Gectigimiz iki sezon sampiyonluga oynayarak tum futbol kamuoyunu sasirtan Sivas, futbol mantigiyla aciklanamayacak sekilde, iskeletini olusturan futbolculardan Bilica, Kanfory Sylla, Pini Balili, Diallo, Murat Erdogan, Herve Tum, ve Mohammed Aliyi bir cirpida silerek adeta intihar etti. Ilk 7 haftayi 1 puanla gecen ekip teknik direktorluge Guney Afrikanin kariyerli Turk hocasi Muhsin Ertugrali getirerek yeni bir yapilanmaya girdi. Ozellikle son 3 haftada topladigi 7 puanla toplamda 17ye ulasan Sivas ikinci yari icin umit veriyor. Tahmin ediyorum sezonu ilk 10a girmeyi basararak sonlandiracaklar.

Genclerbirligi, Istanbul Belediye ve Gaziantep ligin istikrar sorunu yasayan iyi ekipleri. Bu sorunlari nedeniyle ligin zirvesinde degiller zaten. Ilerleyen yillarda kadroda istikrar yakalarlarsa performans anlaminda da istikrara kavusacaklardir.
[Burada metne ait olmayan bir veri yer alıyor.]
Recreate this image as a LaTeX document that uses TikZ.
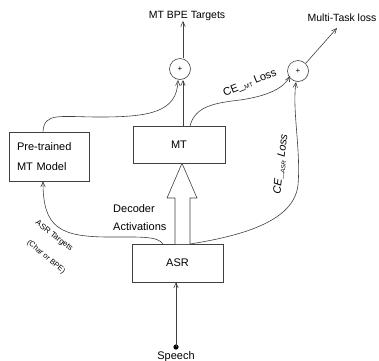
\documentclass[tikz,border=0pt]{standalone}
\usepackage{fontspec}
\setmainfont{Liberation Sans}
\usetikzlibrary{arrows.meta}
\begin{document}
\begin{tikzpicture}[x=1pt,y=-1pt,
  line/.style={draw=black!75, line width=0.6pt},
  arr/.style={line, -{Straight Barb[length=5pt,width=4.5pt]}},
  boxnode/.style={draw=black!75, line width=0.6pt, rectangle, inner sep=0pt},
  plusnode/.style={draw=black!75, line width=0.6pt, circle, minimum size=21pt, inner sep=0pt, font=\fontsize{8}{9}\selectfont},
  lbl/.style={font=\fontsize{11}{13}\selectfont, inner sep=0pt}
]
\useasboundingbox (0,0) rectangle (379,360);

% boxes
\node[boxnode, minimum width=80pt, minimum height=49pt, text width=64pt, align=left,
  font=\fontsize{11}{20}\selectfont] (pre) at (49,156.5) {Pre-trained\\MT Model};
\node[boxnode, minimum width=92pt, minimum height=37pt, font=\fontsize{11}{13}\selectfont] (mt) at (179,144.5) {MT};
\node[boxnode, minimum width=91pt, minimum height=38pt, font=\fontsize{11}{13}\selectfont] (asr) at (177.5,263) {ASR};

% plus circles
\node[plusnode] (plusL) at (180,69) {+};
\node[plusnode] (plusR) at (298,71) {+};

% top labels
\node[lbl, font=\fontsize{10.5}{13}\selectfont] (bpe) at (187,16) {MT BPE Targets};
\node[lbl, font=\fontsize{10.5}{13}\selectfont] (mtl) at (342,18) {Multi-Task loss};
\coordinate (mtlend) at (337,28);

% speech
\fill[black] (176,347) circle (2.6pt);
\coordinate (sp) at (176,347);
\node[lbl, anchor=north] (speech) at (176,351) {Speech};

% arrows
\draw[arr] (sp) -- (asr.south -| sp);
\draw[arr] (plusL.north -| 183,0) -- (bpe.south -| 183,0);
\draw[arr] (plusR.45) -- (mtlend);
\draw[arr] (mt.north -| 183,0) -- (183,80);
\draw[arr] ([xshift=-6pt]pre.north) .. controls (44,112) and (60,117) .. (100,117)
   .. controls (150,117) and (177,112) .. (178,80);

% hollow arrow from ASR to MT
\draw[line, fill=white] (175,244) -- (175,198) -- (167,198) -- (182,163.3) -- (197,198) -- (190,198) -- (190,244);

% ASR targets curve
\draw[arr] (163,244) .. controls (158,236) and (140,237) .. (110,237)
   .. controls (60,237) and (43,228) .. ([xshift=-6pt]pre.south);

% CE MT loss curve
\draw[arr] (190,126) .. controls (195,106) and (215,103) .. (240,100)
   .. controls (268,96) and (284,88) .. (290,76);

% CE ASR loss curve
\draw[arr] (190,244) .. controls (240,236) and (294,222) .. (298,185)
   .. controls (301,150) and (292,110) .. (296,82);

% labels
\node[lbl, anchor=west, align=left, font=\fontsize{11}{18}\selectfont] (dec) at (113,218) {Decoder\\Activations};
\node[lbl, rotate=-38, font=\fontsize{8}{9}\selectfont] (asrt) at (54,236) {ASR Targets};
\node[lbl, rotate=-40, font=\fontsize{7.5}{9}\selectfont] (charbpe) at (46,257) {(Char or BPE)};
\node[lbl, rotate=22] (cemt) at (250,83) {CE\_\raisebox{-0.3ex}{\fontsize{6}{7}\selectfont MT} Loss};
\node[lbl, rotate=83] (ceasr) at (281,164) {\itshape CE\_\raisebox{-0.3ex}{\fontsize{6}{7}\selectfont ASR} Loss};
\end{tikzpicture}
\end{document}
Her uc takimin da teknik direktorlerini cok begeniyorum. Ozellikle Thomas Doll ve Abdullah Avci Turkiye Liginde basarili birer kariyere goz kirpiyorlar. Dikkat ceken bir diger teknik adam ligimizde tam 18 takim calistirarak kirilmasi guc bir rekora imza atan Yimaz Vural. Gerci onun dikkat cekmesinin temelinde yaptiklarindan cok soyledikleri var. Iddia ettigi gibi Turk antrenorlerinin hakkini mi savunmaya calisiyor yoksa kendini 3 buyuklerden birine ya da Milli Takima mi pazarlamaya calisiyor emin olamiyoruz ancak bir futbol takimini calistirirken daha buyuk bir baskasina goz kirpmanin etik olmadigini yillardir kavrayamadi sempatik teknik adam. Belki bu sebepten dolayi, bir zaman sonra tum takimlarda kontrolu kaybediyor ve uzun vadeli olamiyor. Kendisini ilerde etkili bir teknik direktorler sendikasinin basinda gormek isteriz. Meslektaslarini kovdurup yerine gecmek icin lobi yapan teknik adamlarla savasan bir sendikanin!